Posted by on March 25th, 2013 with 0 Comments

The SMART acronym can be interpreted in many different ways.
Most of the alternatives, like “S = Special”, are easy to dismiss.

But “M = Motivating” is a little more difficult to dismiss, for two reasons.

  1. It appears in the work of business icon Ken Blanchard.
    It’s hard to argue with Ken. He’s intelligent, thoughtful, and passionate. He’s a guru!
  2. Doggone it, it just feels right.
    Right? I mean who can be against the idea that goals should be motivating?
    Do you want demotivating goals?

Well, let me counter ‘Motivating’ with three arguments:

  • Measurable is a better use of ‘M’.
    I never sign up for a goal that isn’t Measurable. It’s that simple…
  • What is ‘Motivating’ anyway?
    Unfortunately, for years I have struggled to determine what is motivating for other people.  What motivates me doesn’t motivate you, and vice-versa. In fact, my negative reinforcement might be your positive reinforcement.
    I don’t know how I would try to write a goal that would motivate a large number of people.
  • Finally, my experience told me that goals didn’t need to made motivating.
    Clear goals are, by their very existence, motivating. It turns out my experience was not unusual.
    I was pleased to read about this in the research of Locke and Latham. They confirm that motivation is not a necessary component for goals.

In fact – Goals don’t have to be designed to motivate. Goals motivate by design.

The very presence of a clear goal, where one did not exist before, provides motivation.
That’s the point of a goal to begin with.
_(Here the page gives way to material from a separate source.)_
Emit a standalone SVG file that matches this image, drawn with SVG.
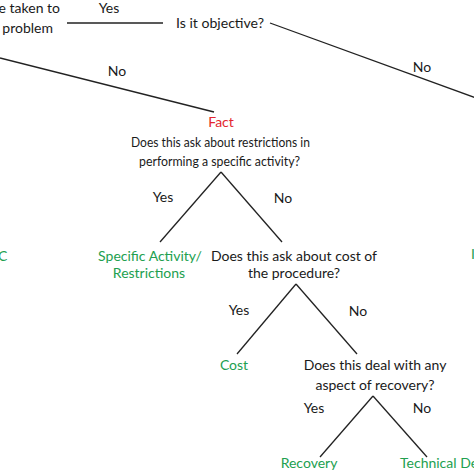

One more point – R = Relevance in the SMART acronym.
If your goal is not motivating to your audience, I would argue that it must be irrelevant to them.
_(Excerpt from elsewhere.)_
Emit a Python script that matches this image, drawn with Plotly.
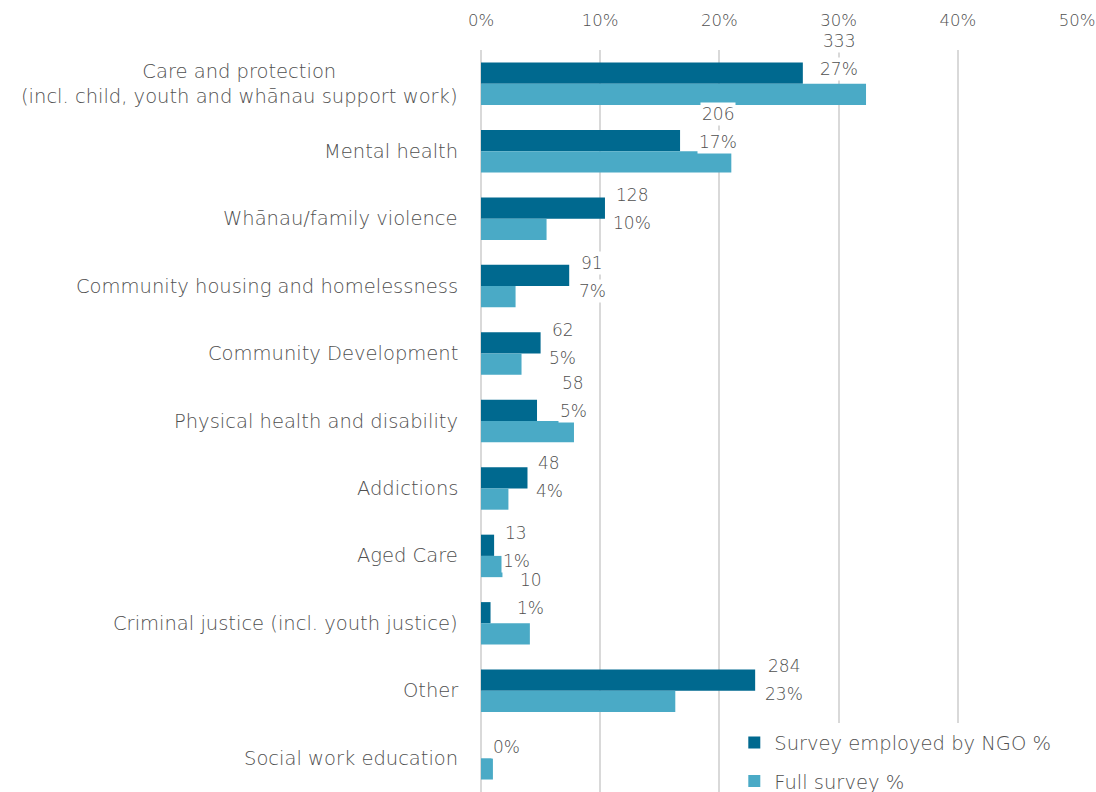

Instead of worrying about a fuzzy, personal target like ‘motivation’, I would focus on making my goal relevant to people’s work and life.

That’s SMART as Hell.

SMART as Hell Exercise:

  1. Review: your current goals. 
  2. Ask: are they motivating? Why or why not?
  3. Reflect: What makes them motivating? Or how would you make them motivating for yourself or others?
  4. Debate: Which is more effective to motivation, relevance or ‘appeal’?